The United States (US and Britain) is not the only country with Middle East hegemony on the US side; France, which has played the role of Britain’s rival since the 19th century, also has some kind of Middle East hegemony. France wants to maintain its hegemony in the Middle East after the withdrawal of the US. That is why Macron went to Beijing and asked China (China and Russia), which has a new hegemony in the Middle East, to cooperate with him and in return recognise France’s previous hegemony in the Middle East.
The meeting between the Saudi-Iranian foreign ministers in Beijing coincided with French President Macron’s visit to China, which also included the first meeting between French and Iranian foreign ministers in Beijing in many years. France is asking China to let it lead the framework of the Iran nuclear agreement (JCPOA), which the US has abandoned. Macron will also want to work with China on Palestinian Middle East peace in order to score diplomatic points.

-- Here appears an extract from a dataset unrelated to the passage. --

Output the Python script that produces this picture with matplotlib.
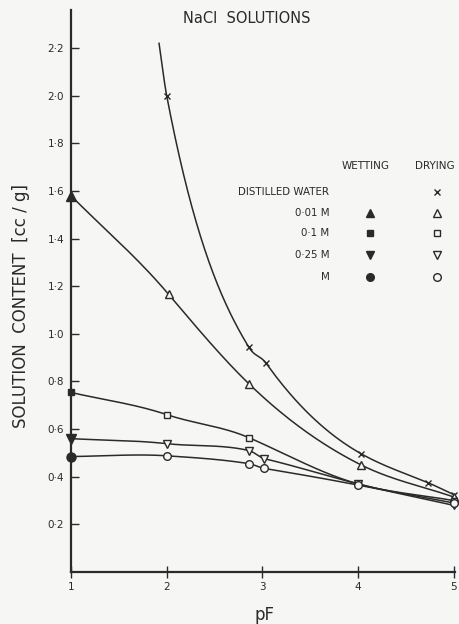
import matplotlib.pyplot as plt
import numpy as np

plt.rcParams['font.family'] = ['DejaVu Sans']

# pF values and solution contents (cc/g), drying branch; first point of each
# salt series is the wetting value at pF 1
water_pf = [2.0, 2.86, 3.04, 4.03, 4.73, 5.0]
water_val = [2.0, 0.943, 0.876, 0.497, 0.375, 0.325]
water_start = (1.92, 2.22)   # where the distilled water curve leaves the top

m001_pf = [1.0, 2.02, 2.86, 4.03, 5.0]
m001_val = [1.58, 1.166, 0.79, 0.45, 0.315]

m01_pf = [1.0, 2.0, 2.86, 4.0, 5.0]
m01_val = [0.754, 0.661, 0.564, 0.37, 0.30]

m025_pf = [1.0, 2.0, 2.86, 3.02, 4.0, 5.0]
m025_val = [0.56, 0.539, 0.51, 0.476, 0.37, 0.28]

m1_pf = [1.0, 2.0, 2.86, 3.02, 4.0, 5.0]
m1_val = [0.485, 0.488, 0.455, 0.435, 0.365, 0.29]

legend_names = ['DISTILLED WATER', '0·01 M', '0·1 M', '0·25 M', 'M']
wet_markers = [None, '^', 's', 'v', 'o']
dry_markers = ['x', '^', 's', 'v', 'o']

y_ticks = [0.2, 0.4, 0.6, 0.8, 1.0, 1.2, 1.4, 1.6, 1.8, 2.0, 2.2]
y_labels = ['0·2', '0·4', '0·6', '0·8', '1·0', '1·2', '1·4', '1·6', '1·8', '2·0', '2·2']
x_ticks = [1, 2, 3, 4, 5]

ink = '#2a2a2a'
paper = '#f6f6f4'


def smooth(xs, ys, n=40):
    # cubic Hermite through every point; interior slopes taken from a
    # cubic fit of log(content) so close pairs of points don't make wiggles
    xs = np.asarray(xs, float)
    ys = np.asarray(ys, float)
    h = np.diff(xs)
    d = np.diff(ys) / h
    c = np.polyfit(xs, np.log(ys), 3)
    m = ys * np.polyval(np.polyder(c), xs)
    m[0], m[-1] = d[0], d[-1]
    out_x, out_y = [], []
    for i in range(len(h)):
        t = np.linspace(0, 1, n)
        h00 = 2 * t**3 - 3 * t**2 + 1
        h10 = t**3 - 2 * t**2 + t
        h01 = -2 * t**3 + 3 * t**2
        h11 = t**3 - t**2
        out_x.append(xs[i] + t * h[i])
        out_y.append(h00 * ys[i] + h10 * h[i] * m[i]
                     + h01 * ys[i + 1] + h11 * h[i] * m[i + 1])
    return np.concatenate(out_x), np.concatenate(out_y)


def marker_size(mk):
    return 4 if mk == 's' else 5.5


fig = plt.figure(figsize=(4.59, 6.24), dpi=100, facecolor=paper)
ax = fig.add_axes([0.1547, 0.0833, 0.836, 0.9007])
ax.set_facecolor(paper)

# distilled water: drying only
xx, yy = smooth([water_start[0]] + water_pf, [water_start[1]] + water_val)
ax.plot(xx, yy, color=ink, lw=1.1)
ax.plot(water_pf, water_val, ls='none', marker='x', ms=5, mew=1.0,
        color=ink, clip_on=False)

series = [(m001_pf, m001_val, '^'), (m01_pf, m01_val, 's'),
          (m025_pf, m025_val, 'v'), (m1_pf, m1_val, 'o')]
for pf, val, mk in series:
    xx, yy = smooth(pf, val)
    ax.plot(xx, yy, color=ink, lw=1.1, zorder=2)
    # wetting point, filled
    ax.plot(pf[0], val[0], ls='none', marker=mk, ms=marker_size(mk) + 1,
            color=ink, zorder=3, clip_on=False)
    # drying points, open
    ax.plot(pf[1:], val[1:], ls='none', marker=mk, ms=marker_size(mk),
            mfc=paper, mec=ink, mew=1.0, zorder=3, clip_on=False)

ax.set_xlim(1, 5.01)
ax.set_ylim(0, 2.36)
ax.set_xticks(x_ticks)
ax.set_xticklabels([str(v) for v in x_ticks])
ax.set_yticks(y_ticks)
ax.set_yticklabels(y_labels)
ax.tick_params(axis='y', direction='in', length=6, width=1.0, color=ink,
               labelsize=7.5, labelcolor=ink, pad=5)
ax.tick_params(axis='x', direction='inout', length=8, width=1.0, color=ink,
               labelsize=7.5, labelcolor=ink, pad=3)
for s in ['top', 'right']:
    ax.spines[s].set_visible(False)
for s in ['left', 'bottom']:
    ax.spines[s].set_color(ink)
    ax.spines[s].set_linewidth(1.6)

# titles and axis labels
fig.text(0.538, 0.971, 'NaCl  SOLUTIONS', ha='center', va='center',
         fontsize=10.5, color=ink)
fig.text(0.577, 0.014, 'pF', ha='center', va='center', fontsize=12, color=ink)
fig.text(0.045, 0.51, 'SOLUTION  CONTENT  [cc / g]', rotation=90,
         ha='center', va='center', fontsize=12, color=ink)

# key table
ax.text(4.08, 1.705, 'WETTING', ha='center', va='center', fontsize=7.5,
        color=ink)
ax.text(4.80, 1.705, 'DRYING', ha='center', va='center', fontsize=7.5,
        color=ink)
row_y = [1.596, 1.507, 1.423, 1.33, 1.238]
for name, wm, dm, ry in zip(legend_names, wet_markers, dry_markers, row_y):
    ax.text(3.70, ry, name, ha='right', va='center', fontsize=7.4, color=ink)
    if wm is not None:
        ax.plot(4.12, ry, ls='none', marker=wm, ms=marker_size(wm),
                color=ink, clip_on=False)
    if dm == 'x':
        ax.plot(4.82, ry, ls='none', marker='x', ms=5, mew=1.0, color=ink)
    else:
        ax.plot(4.82, ry, ls='none', marker=dm, ms=marker_size(dm),
                mfc=paper, mec=ink, mew=1.0)

fig.savefig('out.png', dpi=100, facecolor=paper)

In contrast to France, the UK has not come out in the field of hegemonic management much recently. The UK has maintained its hegemony by masterminding the US after the war. Recently, the UK has been forced into a heart-to-heart with the US as the US has been self-destructively abandoning its hegemony. The UK’s own measures against China and Russia, such as AUKUS and TPP membership, have been attempted, but China hates the UK even more than the US, and the UK is in severe decline.